Yellowstone is the only place in America where wild buffalo were not exterminated during the 19th century. Today's herd owes its existence to 23 individual buffalo that survived the mass slaughter by taking refuge in the park's remote Pelican Valley. What should be celebrated as one of humankind's most successful conservation stories is undermined by the incessant harassment, capture, and slaughter being orchestrated by Montana's powerful livestock industry.

Don't be fooled. Vaccination will not make things any better for the buffalo or Montana's tarnished image. It is only the latest weapon in an arsenal being used to domesticate the Yellowstone herd. Captured calves between the ages of 4 and 24 months will be rounded up, separated from their mothers, confined in pens, tested for brucellosis antibodies, injected with a vaccine that even the DOL admits is ineffective, fitted with a permanent ear-tag, and then released.

There has never been a documented brucellosis transmission from wild buffalo to livestock.
The test to determine which calves are slaughtered and which vaccinated is the same serology test that currently dictates the fate of captured buffalo.

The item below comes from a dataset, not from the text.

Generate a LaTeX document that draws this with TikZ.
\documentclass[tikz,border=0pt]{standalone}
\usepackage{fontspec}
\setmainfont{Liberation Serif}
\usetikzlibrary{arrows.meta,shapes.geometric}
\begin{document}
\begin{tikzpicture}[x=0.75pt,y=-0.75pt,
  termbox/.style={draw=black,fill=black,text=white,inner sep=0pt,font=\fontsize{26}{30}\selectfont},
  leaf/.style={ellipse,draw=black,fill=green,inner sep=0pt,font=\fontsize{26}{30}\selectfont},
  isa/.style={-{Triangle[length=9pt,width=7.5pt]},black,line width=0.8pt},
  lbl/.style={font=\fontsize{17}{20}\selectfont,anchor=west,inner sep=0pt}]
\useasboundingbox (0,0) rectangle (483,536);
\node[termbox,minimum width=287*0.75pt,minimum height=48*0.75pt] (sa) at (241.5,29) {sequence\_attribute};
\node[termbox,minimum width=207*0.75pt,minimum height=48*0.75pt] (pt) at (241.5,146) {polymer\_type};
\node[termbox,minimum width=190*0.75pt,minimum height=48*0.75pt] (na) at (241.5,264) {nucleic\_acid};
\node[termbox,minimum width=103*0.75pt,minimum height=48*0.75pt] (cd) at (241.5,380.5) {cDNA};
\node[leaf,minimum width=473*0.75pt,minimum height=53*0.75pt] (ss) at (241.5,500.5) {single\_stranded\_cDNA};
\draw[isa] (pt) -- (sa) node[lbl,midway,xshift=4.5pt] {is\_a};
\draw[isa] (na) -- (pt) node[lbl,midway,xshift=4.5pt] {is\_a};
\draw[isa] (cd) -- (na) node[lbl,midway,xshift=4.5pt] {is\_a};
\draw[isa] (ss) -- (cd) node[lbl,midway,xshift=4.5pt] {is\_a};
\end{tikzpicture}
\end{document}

The test only detects antibodies to brucellosis and not the disease itself. Brucellosis-exposed buffalo can develop their own antibodies and successfully immunize themselves, much like a child exposed to chickenpox does. Like the child with chickenpox, a brucellosis-exposed buffalo will carry the antibody for the rest of its life without being contagious.

The DOL's vaccination program is intended to reduce the risk of brucellosis transmission by reducing brucellosis exposure in buffalo. Yet even the DOL's most optimistic estimate admits that 15 consecutive years of vaccinating captured buffalo calves will only reduce exposure rates from 45 to 30 percent. And this says nothing of Yellowstone's elk, which are also exposed to brucellosis.

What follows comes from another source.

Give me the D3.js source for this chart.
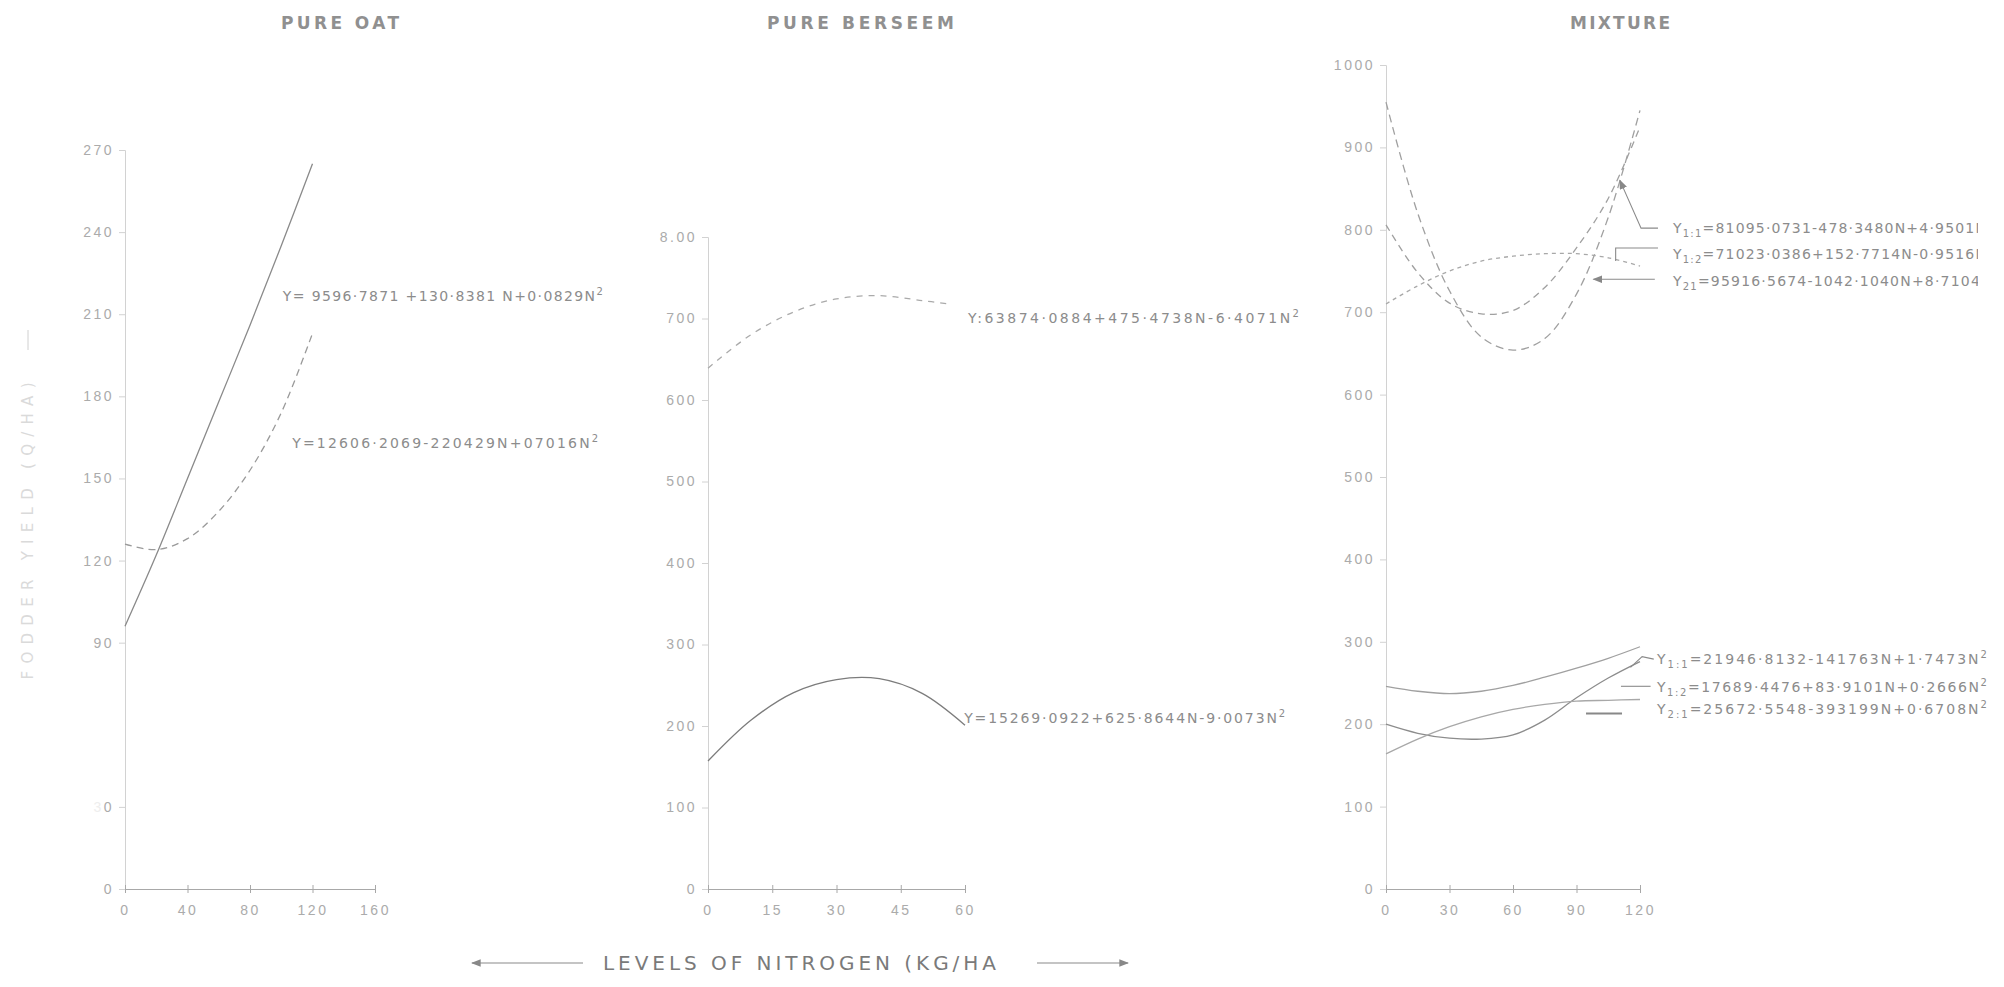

Brucellosis exposure rates are much higher when animals are concentrated in large numbers. Between 17 and 60 percent of Northwest Wyoming feed-ground elk test positive for exposure while zero to five percent of free-roaming elk in Montana test positive. Allowing buffalo to access their native range in Montana will do more to reduce brucellosis exposure than inoculating them with the ineffective RB51 vaccine.

The goal of eliminating brucellosis in Yellowstone's wildlife is unattainable. Rather than focus on the region's free-roaming buffalo and elk, we should focus on cattle. If the livestock industry is so concerned about brucellosis, why don't they replace the few cattle that graze in the conflict zone with brucellosis-safe livestock like steers and horses? Spatial and temporal separation--making sure buffalo and cattle cows don't come in contact with one another--is a far more sensible approach than the current buffalo management plan that squanders millions of tax dollars and tarnishes Montana's image every year.

The Yellowstone buffalo are the only living link to the great herds of millions that once thundered across the plains. Let us be remembered as the generation that protected them and their wildness, not the generation who domesticated them to allay the unfounded fears of Montana's powerful livestock industry.

Dan Brister is Project Coordinator with the Buffalo Field Campaign. He has spent the past eight winters in the field protecting the Yellowstone buffalo.